§ Task: Only the span from the line containing "Write the D3.js code for this chart." down to the line containing "const mid = d" is to be printed, exactly and inclusively, with pictures omitted.

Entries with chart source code
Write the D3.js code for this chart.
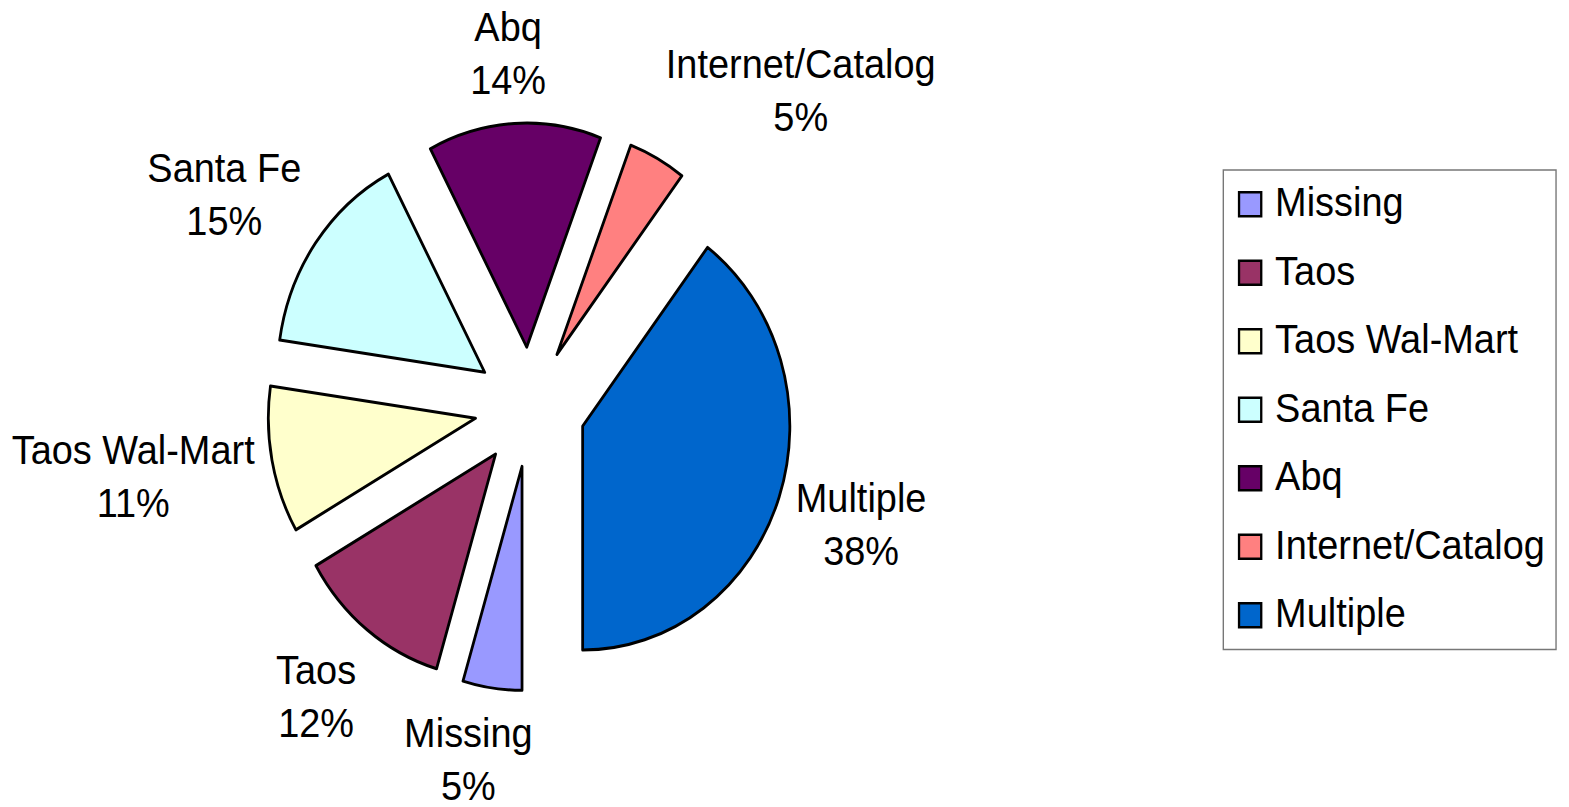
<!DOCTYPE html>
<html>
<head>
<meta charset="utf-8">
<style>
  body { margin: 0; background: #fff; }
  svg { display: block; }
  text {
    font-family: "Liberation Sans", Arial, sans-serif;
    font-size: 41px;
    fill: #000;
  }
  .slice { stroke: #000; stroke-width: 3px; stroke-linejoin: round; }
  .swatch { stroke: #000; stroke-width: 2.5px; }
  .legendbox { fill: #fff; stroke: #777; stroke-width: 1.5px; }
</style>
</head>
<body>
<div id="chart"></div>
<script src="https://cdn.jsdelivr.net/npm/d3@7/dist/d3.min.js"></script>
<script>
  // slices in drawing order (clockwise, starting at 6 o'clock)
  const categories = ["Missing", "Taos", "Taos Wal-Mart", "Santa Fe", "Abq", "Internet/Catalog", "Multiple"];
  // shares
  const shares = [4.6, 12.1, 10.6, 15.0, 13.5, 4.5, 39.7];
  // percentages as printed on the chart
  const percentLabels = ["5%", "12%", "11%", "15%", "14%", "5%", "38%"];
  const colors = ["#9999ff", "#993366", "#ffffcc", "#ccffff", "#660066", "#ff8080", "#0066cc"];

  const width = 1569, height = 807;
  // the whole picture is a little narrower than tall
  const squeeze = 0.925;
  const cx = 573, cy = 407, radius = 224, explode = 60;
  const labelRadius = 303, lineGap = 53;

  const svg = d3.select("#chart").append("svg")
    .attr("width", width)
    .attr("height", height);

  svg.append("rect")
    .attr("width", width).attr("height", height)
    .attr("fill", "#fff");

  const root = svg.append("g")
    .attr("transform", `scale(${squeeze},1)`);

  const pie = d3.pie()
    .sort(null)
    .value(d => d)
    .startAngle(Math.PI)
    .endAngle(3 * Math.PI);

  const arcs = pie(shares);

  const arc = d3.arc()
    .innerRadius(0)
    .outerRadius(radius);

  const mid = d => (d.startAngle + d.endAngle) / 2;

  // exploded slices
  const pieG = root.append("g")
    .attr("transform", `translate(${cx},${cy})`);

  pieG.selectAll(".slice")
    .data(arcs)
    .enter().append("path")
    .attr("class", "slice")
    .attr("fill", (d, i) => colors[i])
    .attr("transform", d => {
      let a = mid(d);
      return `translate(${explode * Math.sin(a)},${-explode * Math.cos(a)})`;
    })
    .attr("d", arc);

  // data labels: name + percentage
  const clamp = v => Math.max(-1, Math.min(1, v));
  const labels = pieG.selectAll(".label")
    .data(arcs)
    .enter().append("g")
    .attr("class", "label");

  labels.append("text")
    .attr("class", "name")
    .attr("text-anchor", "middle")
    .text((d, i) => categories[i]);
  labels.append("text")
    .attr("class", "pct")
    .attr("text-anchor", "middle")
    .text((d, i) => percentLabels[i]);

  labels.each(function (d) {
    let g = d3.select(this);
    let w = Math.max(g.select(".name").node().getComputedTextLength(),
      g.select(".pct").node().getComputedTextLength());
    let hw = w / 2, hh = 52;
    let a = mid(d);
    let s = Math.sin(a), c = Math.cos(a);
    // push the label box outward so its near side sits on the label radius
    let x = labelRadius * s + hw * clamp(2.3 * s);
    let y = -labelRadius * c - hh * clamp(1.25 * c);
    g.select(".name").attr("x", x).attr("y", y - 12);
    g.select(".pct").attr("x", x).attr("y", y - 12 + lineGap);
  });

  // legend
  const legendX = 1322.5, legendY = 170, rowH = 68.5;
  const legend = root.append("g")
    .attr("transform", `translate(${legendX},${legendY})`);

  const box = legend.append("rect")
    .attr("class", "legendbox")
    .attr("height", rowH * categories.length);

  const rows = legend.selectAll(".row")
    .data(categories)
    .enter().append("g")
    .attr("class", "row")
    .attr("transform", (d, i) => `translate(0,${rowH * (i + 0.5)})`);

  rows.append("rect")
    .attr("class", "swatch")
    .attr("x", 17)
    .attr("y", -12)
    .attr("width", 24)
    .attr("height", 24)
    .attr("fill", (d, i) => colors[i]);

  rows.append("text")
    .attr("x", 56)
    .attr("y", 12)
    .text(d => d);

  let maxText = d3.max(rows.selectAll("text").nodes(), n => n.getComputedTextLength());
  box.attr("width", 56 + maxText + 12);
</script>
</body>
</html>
...
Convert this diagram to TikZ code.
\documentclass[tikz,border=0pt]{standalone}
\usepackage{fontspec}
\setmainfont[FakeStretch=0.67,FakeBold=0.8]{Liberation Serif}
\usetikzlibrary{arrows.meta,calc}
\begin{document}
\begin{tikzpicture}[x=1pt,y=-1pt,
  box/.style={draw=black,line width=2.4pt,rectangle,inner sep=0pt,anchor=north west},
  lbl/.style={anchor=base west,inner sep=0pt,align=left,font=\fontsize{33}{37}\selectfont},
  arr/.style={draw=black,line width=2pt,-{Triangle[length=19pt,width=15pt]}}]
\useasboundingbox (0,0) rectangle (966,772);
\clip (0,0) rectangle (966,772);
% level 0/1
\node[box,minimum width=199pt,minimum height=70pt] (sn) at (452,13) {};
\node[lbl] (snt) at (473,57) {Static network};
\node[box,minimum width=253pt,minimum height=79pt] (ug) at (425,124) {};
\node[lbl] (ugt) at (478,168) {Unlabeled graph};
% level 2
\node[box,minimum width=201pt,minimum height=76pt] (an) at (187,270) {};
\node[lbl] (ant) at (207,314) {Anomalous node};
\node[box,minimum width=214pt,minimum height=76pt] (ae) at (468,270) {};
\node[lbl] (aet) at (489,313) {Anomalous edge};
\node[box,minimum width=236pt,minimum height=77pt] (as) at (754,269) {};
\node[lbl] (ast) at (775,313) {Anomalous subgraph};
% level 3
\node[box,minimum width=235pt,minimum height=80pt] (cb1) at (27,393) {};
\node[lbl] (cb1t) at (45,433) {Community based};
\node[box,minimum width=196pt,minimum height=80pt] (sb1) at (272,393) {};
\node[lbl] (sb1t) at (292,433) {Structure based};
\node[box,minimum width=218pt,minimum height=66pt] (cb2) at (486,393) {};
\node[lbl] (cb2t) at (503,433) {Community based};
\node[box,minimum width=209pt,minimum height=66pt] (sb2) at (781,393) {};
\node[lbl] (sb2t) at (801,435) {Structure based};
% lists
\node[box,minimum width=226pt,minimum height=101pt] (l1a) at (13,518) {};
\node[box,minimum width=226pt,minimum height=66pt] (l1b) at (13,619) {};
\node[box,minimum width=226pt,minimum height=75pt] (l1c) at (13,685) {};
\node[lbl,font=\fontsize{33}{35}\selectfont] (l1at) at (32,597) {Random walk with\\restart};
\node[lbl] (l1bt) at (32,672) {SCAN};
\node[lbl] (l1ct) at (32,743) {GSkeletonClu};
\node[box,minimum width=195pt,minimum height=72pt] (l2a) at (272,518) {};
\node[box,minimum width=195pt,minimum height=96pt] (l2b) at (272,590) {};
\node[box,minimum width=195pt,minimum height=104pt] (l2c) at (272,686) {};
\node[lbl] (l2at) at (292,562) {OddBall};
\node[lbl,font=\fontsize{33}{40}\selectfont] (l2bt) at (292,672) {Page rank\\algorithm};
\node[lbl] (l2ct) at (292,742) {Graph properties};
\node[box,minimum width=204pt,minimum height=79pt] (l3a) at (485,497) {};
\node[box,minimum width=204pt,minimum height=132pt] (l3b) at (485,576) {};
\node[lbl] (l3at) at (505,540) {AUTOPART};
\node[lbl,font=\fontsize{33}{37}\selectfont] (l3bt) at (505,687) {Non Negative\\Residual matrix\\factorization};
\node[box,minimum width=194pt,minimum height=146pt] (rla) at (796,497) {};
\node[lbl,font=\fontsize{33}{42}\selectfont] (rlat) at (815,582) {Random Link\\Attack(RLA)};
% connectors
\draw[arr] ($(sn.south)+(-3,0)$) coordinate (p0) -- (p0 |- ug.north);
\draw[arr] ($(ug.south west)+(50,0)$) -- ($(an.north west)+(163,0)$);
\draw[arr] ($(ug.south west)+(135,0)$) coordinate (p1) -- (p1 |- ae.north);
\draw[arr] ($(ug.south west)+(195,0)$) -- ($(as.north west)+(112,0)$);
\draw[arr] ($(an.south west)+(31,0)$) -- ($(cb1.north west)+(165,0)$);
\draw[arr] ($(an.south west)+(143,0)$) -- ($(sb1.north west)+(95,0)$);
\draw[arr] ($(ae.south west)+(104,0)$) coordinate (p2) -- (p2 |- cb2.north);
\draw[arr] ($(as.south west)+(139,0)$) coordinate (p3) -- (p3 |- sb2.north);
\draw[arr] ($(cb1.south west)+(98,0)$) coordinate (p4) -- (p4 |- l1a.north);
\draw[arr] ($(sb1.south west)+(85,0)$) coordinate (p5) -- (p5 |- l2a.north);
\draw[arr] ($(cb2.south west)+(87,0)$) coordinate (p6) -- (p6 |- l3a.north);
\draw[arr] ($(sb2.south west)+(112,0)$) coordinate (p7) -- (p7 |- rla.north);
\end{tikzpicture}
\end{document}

§ Final result:
Write the D3.js code for this chart.
<!DOCTYPE html>
<html>
<head>
<meta charset="utf-8">
<style>
  body { margin: 0; background: #fff; }
  svg { display: block; }
  text {
    font-family: "Liberation Sans", Arial, sans-serif;
    font-size: 41px;
    fill: #000;
  }
  .slice { stroke: #000; stroke-width: 3px; stroke-linejoin: round; }
  .swatch { stroke: #000; stroke-width: 2.5px; }
  .legendbox { fill: #fff; stroke: #777; stroke-width: 1.5px; }
</style>
</head>
<body>
<div id="chart"></div>
<script src="https://cdn.jsdelivr.net/npm/d3@7/dist/d3.min.js"></script>
<script>
  // slices in drawing order (clockwise, starting at 6 o'clock)
  const categories = ["Missing", "Taos", "Taos Wal-Mart", "Santa Fe", "Abq", "Internet/Catalog", "Multiple"];
  // shares
  const shares = [4.6, 12.1, 10.6, 15.0, 13.5, 4.5, 39.7];
  // percentages as printed on the chart
  const percentLabels = ["5%", "12%", "11%", "15%", "14%", "5%", "38%"];
  const colors = ["#9999ff", "#993366", "#ffffcc", "#ccffff", "#660066", "#ff8080", "#0066cc"];

  const width = 1569, height = 807;
  // the whole picture is a little narrower than tall
  const squeeze = 0.925;
  const cx = 573, cy = 407, radius = 224, explode = 60;
  const labelRadius = 303, lineGap = 53;

  const svg = d3.select("#chart").append("svg")
    .attr("width", width)
    .attr("height", height);

  svg.append("rect")
    .attr("width", width).attr("height", height)
    .attr("fill", "#fff");

  const root = svg.append("g")
    .attr("transform", `scale(${squeeze},1)`);

  const pie = d3.pie()
    .sort(null)
    .value(d => d)
    .startAngle(Math.PI)
    .endAngle(3 * Math.PI);

  const arcs = pie(shares);

  const arc = d3.arc()
    .innerRadius(0)
    .outerRadius(radius);

  const mid = d => (d.startAngle + d.endAngle) / 2;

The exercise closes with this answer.